[START RAW DATA]

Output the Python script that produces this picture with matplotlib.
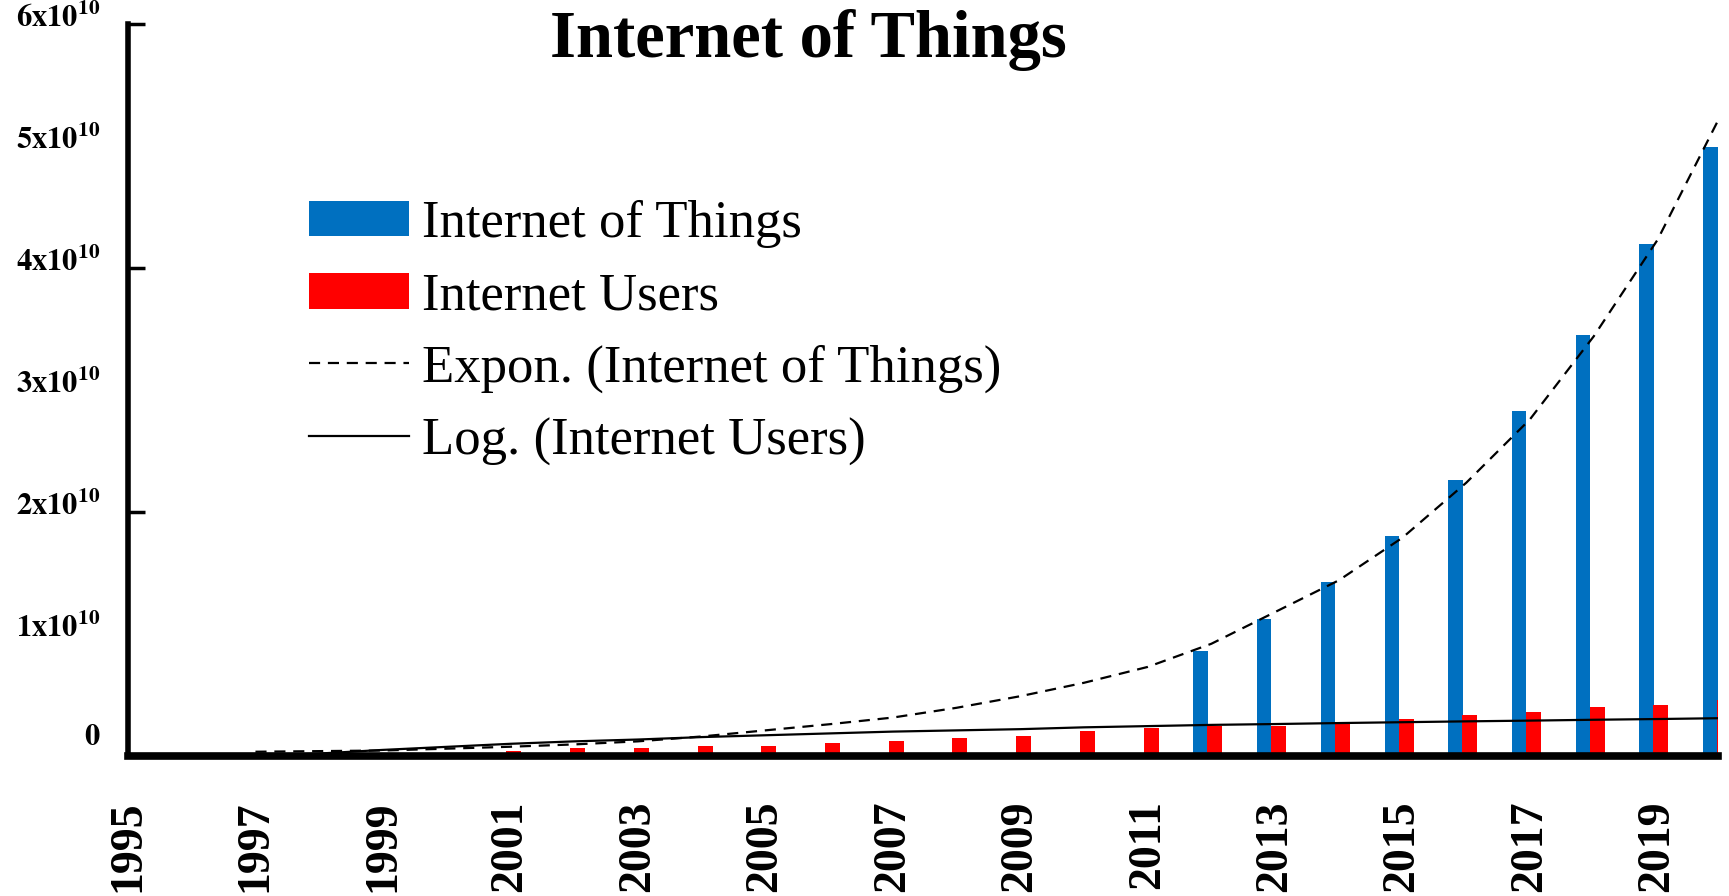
import matplotlib
matplotlib.use("Agg")
import matplotlib.pyplot as plt
import numpy as np
from matplotlib.transforms import ScaledTranslation

plt.rcParams['font.family'] = ['Liberation Serif', 'DejaVu Serif']
plt.rcParams['mathtext.fontset'] = 'stix'

# data (units of 1e10)
years = np.arange(1995, 2021)
iot = [0, 0, 0, 0, 0, 0, 0, 0, 0, 0, 0, 0, 0, 0, 0, 0, 0,
       0.86, 1.12, 1.43, 1.80, 2.26, 2.83, 3.45, 4.20, 4.99]
users = [0.002, 0.004, 0.007, 0.010, 0.013, 0.020, 0.045, 0.065, 0.065, 0.080,
         0.085, 0.105, 0.125, 0.145, 0.160, 0.205, 0.230, 0.245, 0.245, 0.265,
         0.305, 0.340, 0.360, 0.400, 0.420, 0.460]
# trendlines as drawn in the picture, starting at 1997
trend_years = np.arange(1997, 2021)
expon_iot = [0.035, 0.040, 0.045, 0.060, 0.076, 0.095, 0.120, 0.160, 0.210, 0.260,
             0.315, 0.395, 0.490, 0.600, 0.730, 0.920, 1.180, 1.440, 1.790, 2.240,
             2.760, 3.440, 4.230, 5.260]
log_users = [0.0, 0.020, 0.050, 0.075, 0.100, 0.120, 0.135, 0.155, 0.170, 0.185,
             0.200, 0.210, 0.220, 0.235, 0.245, 0.255, 0.262, 0.270, 0.277, 0.284,
             0.290, 0.297, 0.303, 0.310]
tick_years = list(range(1995, 2020, 2))
scale = 1e10

fig = plt.figure(figsize=(17.29, 8.96), dpi=100)
ax = fig.add_axes([128/1729, 1-756/896, (1718-128)/1729, (756-24)/896])

b1 = ax.bar(years - 0.17, np.array(iot)*scale, width=0.225, color='#0070C0',
            label='Internet of Things', zorder=2)
b2 = ax.bar(years + 0.055, np.array(users)*scale, width=0.235, color='#FF0000',
            label='Internet Users', zorder=2)
l1, = ax.plot(trend_years, np.array(expon_iot)*scale, color='black', lw=1.6,
              dashes=(5, 3.5), label='Expon. (Internet of Things)', zorder=3)
l2, = ax.plot(trend_years, np.array(log_users)*scale, color='black', lw=1.6,
              label='Log. (Internet Users)', zorder=3)

ax.set_xlim(1995, 2019.95)
ax.set_ylim(0, 6*scale)

for s in ['top', 'right']:
    ax.spines[s].set_visible(False)
ax.spines['left'].set_linewidth(4)
ax.spines['bottom'].set_linewidth(5.5)
ax.spines['left'].set_zorder(5)
ax.spines['bottom'].set_zorder(5)

ax.set_xticks(tick_years)
ax.set_xticklabels([str(y) for y in tick_years], rotation=90,
                   fontsize=33, fontweight='bold')
ax.tick_params(axis='x', length=0, pad=32)

yvals = np.arange(0, 7)
ax.set_yticks(yvals*scale)
ylabels = [r'$\mathbf{0}$'] + [r'$\mathbf{%dx10^{10}}$' % v for v in yvals[1:]]
ax.set_yticklabels(ylabels, fontsize=22)
ax.tick_params(axis='y', which='major', length=0, pad=20)
ax.yaxis.remove_overlapping_locs = False
ax.set_yticks([2*scale, 4*scale, 6*scale], minor=True)
ax.tick_params(axis='y', which='minor', direction='in', length=12, width=2.5)
for i, lbl in enumerate(ax.get_yticklabels()):
    dy = 0.22 if i == 0 else 0.09
    lbl.set_transform(lbl.get_transform() +
                      ScaledTranslation(0, dy, fig.dpi_scale_trans))

fig.text(808/1729, 1-57/896, 'Internet of Things', ha='center', va='baseline',
         fontsize=48, fontweight='bold')

ax.legend([b1, b2, l1, l2],
          ['Internet of Things', 'Internet Users',
           'Expon. (Internet of Things)', 'Log. (Internet Users)'],
          loc='upper left', bbox_to_anchor=(309/1729, 1-200/896),
          bbox_transform=fig.transFigure, frameon=False, fontsize=38,
          handlelength=1.9, handleheight=0.66, handletextpad=0.25,
          labelspacing=0.46, borderpad=0, borderaxespad=0)

fig.savefig('out.png', dpi=100)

[END RAW DATA]

● WORK INSTRUCTIONS
Scan the material above for the string "picture" and report each line where you find it.

● THE OUTPUT
Output the Python script that produces this picture with matplotlib.
# trendlines as drawn in the picture, starting at 1997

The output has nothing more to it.